そしてもう一つ、鎮痛剤、その他薬品、包帯類は残り僅か。助からないと分かって彼女を治療すると、確実に助かる命を助ける事が出来なくなってしまう。
躊躇してしまう俺を見て、美月は察したように呟いた。
「そう……誰だって分かるわよ、この傷じゃ…もう助からないんでしょう?」
悔しいが、その通りだ。俺は衛生兵として、眼前の命の為に全力を尽くすべきなのだろうか、それとも一人でも多くの命を救う為の行動をするべきなんだろうか。
「何…言ってるの姉さん!悠!お願いよ…お願いだから姉さんを助けてよ!衛生兵なんでしょ!?」
菜月は俺の肩を掴んで訴える。様々な葛藤が頭を過ったが、やはり俺は彼女の最愛の姉をここで見捨てることはできなかった。
鎮痛剤を投与し、止血する。重度の熱傷は今手持ちの物でどうにかすることは不可能だが、それでも俺はできるだけのことをやろうとした。

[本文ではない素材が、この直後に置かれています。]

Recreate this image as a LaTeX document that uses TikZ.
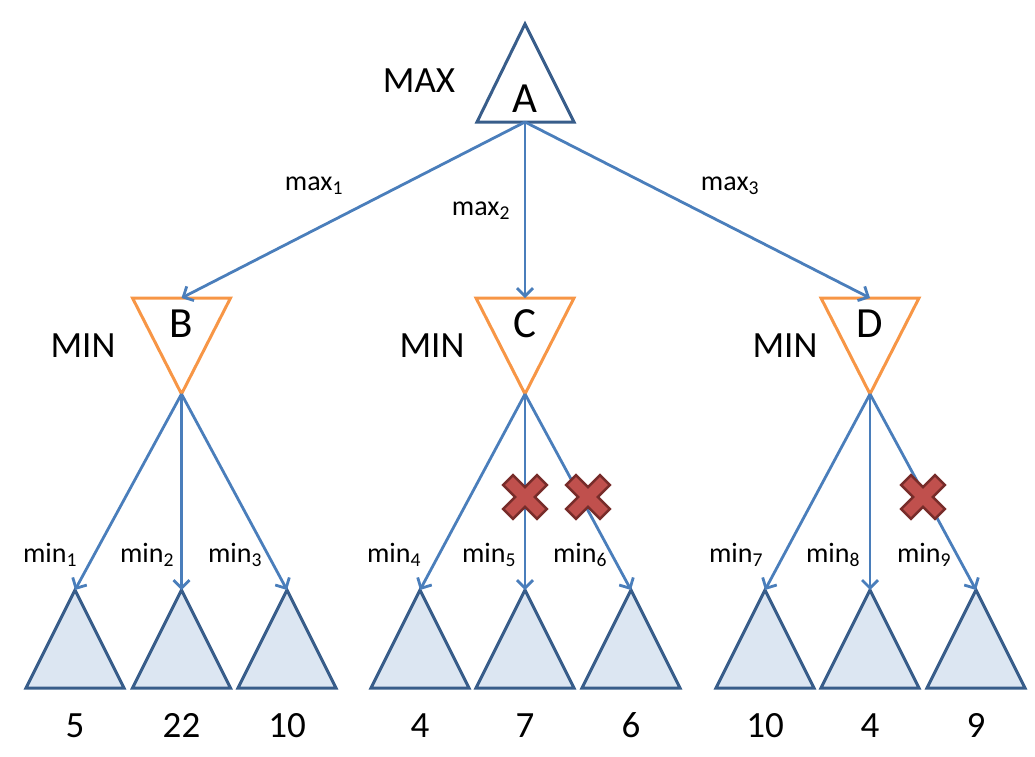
\documentclass[tikz,border=0pt]{standalone}
\usepackage{fontspec}
\setmainfont{Carlito}
\usetikzlibrary{arrows.meta}
\definecolor{maxline}{HTML}{385D8A}
\definecolor{minline}{HTML}{F79646}
\definecolor{leaffill}{HTML}{DCE6F2}
\definecolor{edgecol}{HTML}{4A7EBB}
\definecolor{crossfill}{HTML}{C0504D}
\definecolor{crossline}{HTML}{772C2A}
\begin{document}
\begin{tikzpicture}[x=1pt,y=-1pt,
  maxtri/.style={draw=maxline,line width=3pt,line join=miter},
  mintri/.style={draw=minline,line width=3pt,line join=miter},
  leaftri/.style={draw=maxline,fill=leaffill,line width=3pt,line join=miter},
  edge/.style={draw=edgecol,line width=2.8pt,-{Straight Barb[length=8pt,width=16pt,line width=2.8pt]}},
  big/.style={font=\fontsize{43}{50}\selectfont,anchor=base,inner sep=0pt},
  mid/.style={font=\fontsize{37}{44}\selectfont,anchor=base,inner sep=0pt},
  small/.style={font=\fontsize{28}{33}\selectfont,anchor=base,inner sep=0pt},
  xmark/.style={fill=crossfill,draw=crossline,line width=2.5pt,line join=miter}]
\useasboundingbox (0,0) rectangle (1035,756);

% root MAX node
\draw[maxtri] (477,122) -- (525,24) -- (574,122) -- cycle;
\coordinate (A) at (525,122);
\node[big] (Alab) at (525,112) {A};
\node[mid] (maxlab) at (419,92) {MAX};

% MIN nodes B, C, D
\foreach \n/\x in {B/181.5,C/525,D/870}{
  \draw[mintri] (\x-49,298) -- (\x+49,298) -- (\x,394) -- cycle;
  \coordinate (\n-top) at (\x,298);
  \coordinate (\n) at (\x,394);
  \node[big] (\n-lab) at (\x,337) {\n};
}
\node[mid] (minB) at (83,357) {MIN};
\node[mid] (minC) at (432,357) {MIN};
\node[mid] (minD) at (785,357) {MIN};

% leaf subtrees with their values
\foreach \i/\x/\v in {1/75/5,2/181.5/22,3/287/10,4/420/4,5/525/7,6/631/6,7/765/10,8/870/4,9/976/9}{
  \draw[leaftri] (\x-49,688) -- (\x,590) -- (\x+49,688) -- cycle;
  \coordinate (L\i) at (\x,590);
  \node[mid] (v\i) at (\x,737) {\v};
}

% edges from the root
\draw[edge] (A) -- (B-top);
\draw[edge] (A) -- (C-top);
\draw[edge] (A) -- (D-top);
\node[small] (m1) at (314,190) {max\textsubscript{1}};
\node[small] (m2) at (481,215) {max\textsubscript{2}};
\node[small] (m3) at (730,190) {max\textsubscript{3}};

% edges from the MIN nodes
\draw[edge] (B) -- (L1);
\draw[edge] (B) -- (L2);
\draw[edge] (B) -- (L3);
\draw[edge] (C) -- (L4);
\draw[edge] (C) -- (L5);
\draw[edge] (C) -- (L6);
\draw[edge] (D) -- (L7);
\draw[edge] (D) -- (L8);
\draw[edge] (D) -- (L9);
\foreach \i/\x in {1/50,2/147,3/235,4/394,5/489,6/580,7/736,8/833,9/924}{
  \node[small] (n\i) at (\x,562) {min\textsubscript{\i}};
}

% pruned branches
\foreach \x in {525,588,923}{
  \draw[xmark,shift={(\x,497)},rotate=45]
    (-7,-24) -- (7,-24) -- (7,-7) -- (24,-7) -- (24,7) -- (7,7) --
    (7,24) -- (-7,24) -- (-7,7) -- (-24,7) -- (-24,-7) -- (-7,-7) -- cycle;
}
\end{tikzpicture}
\end{document}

そして最後の止血薬を打とうとした時、不意に腕を掴まれた。
「悠?それが…あれば、他の誰かを助ける事が、できるんでしょう?それを私に使うのは勿体無いわ……悠、ありがとうね、私はいいから…他の人の所に、行ってあげて?」
今にも途切れてしまいそうな声で、彼女はそう言った。助からない自分ではなく、自分以外を助けてあげて欲しいと。
不甲斐ないと、ただそう思った。眼の前の命すら救うことができないなど衛生兵として、何より彼女の友人として失格だ。
だかその彼女が他の誰かを救えと言うのならばそうしよう。菜月はそれでも引き下がることはなかったが、美月は最後の力を振り絞り俺達二人に語りかけた。
「悠……菜月をお願いね?この子はいつも私の真似をしようとするけど本当は凄く、寂しがり屋なの……だから側に居てあげて欲しい……これが私からの、最後のおねがい」
今この瞬間も時間は瞬く間に過ぎ去って行く。現在の戦況は最悪だ。
前線司令部が砲撃で吹き飛び、混乱する指揮系統によりまともな指示も出せず、孤立した部隊が各個撃破されてゆく。
さらに追い打ちのように敵の増援部隊が到着し、友軍の防衛ラインを食い破る。もはや一時の有余も残されていない、早く撤退しなければ、三人とも共倒れだ。
「分かったよ美月、命に変えても守り抜くさ。だから安心してくれ」
それを聞いた美月は、心の底から安堵したような表情を見せ、そのまま息を引き取った。
「行くぞ菜月。撤退だ……本当にすまない…」
「っ…!」
彼女は酷く悔しそうな顔をしながらも、俺が美月を救えなかったことを攻めはしなかった。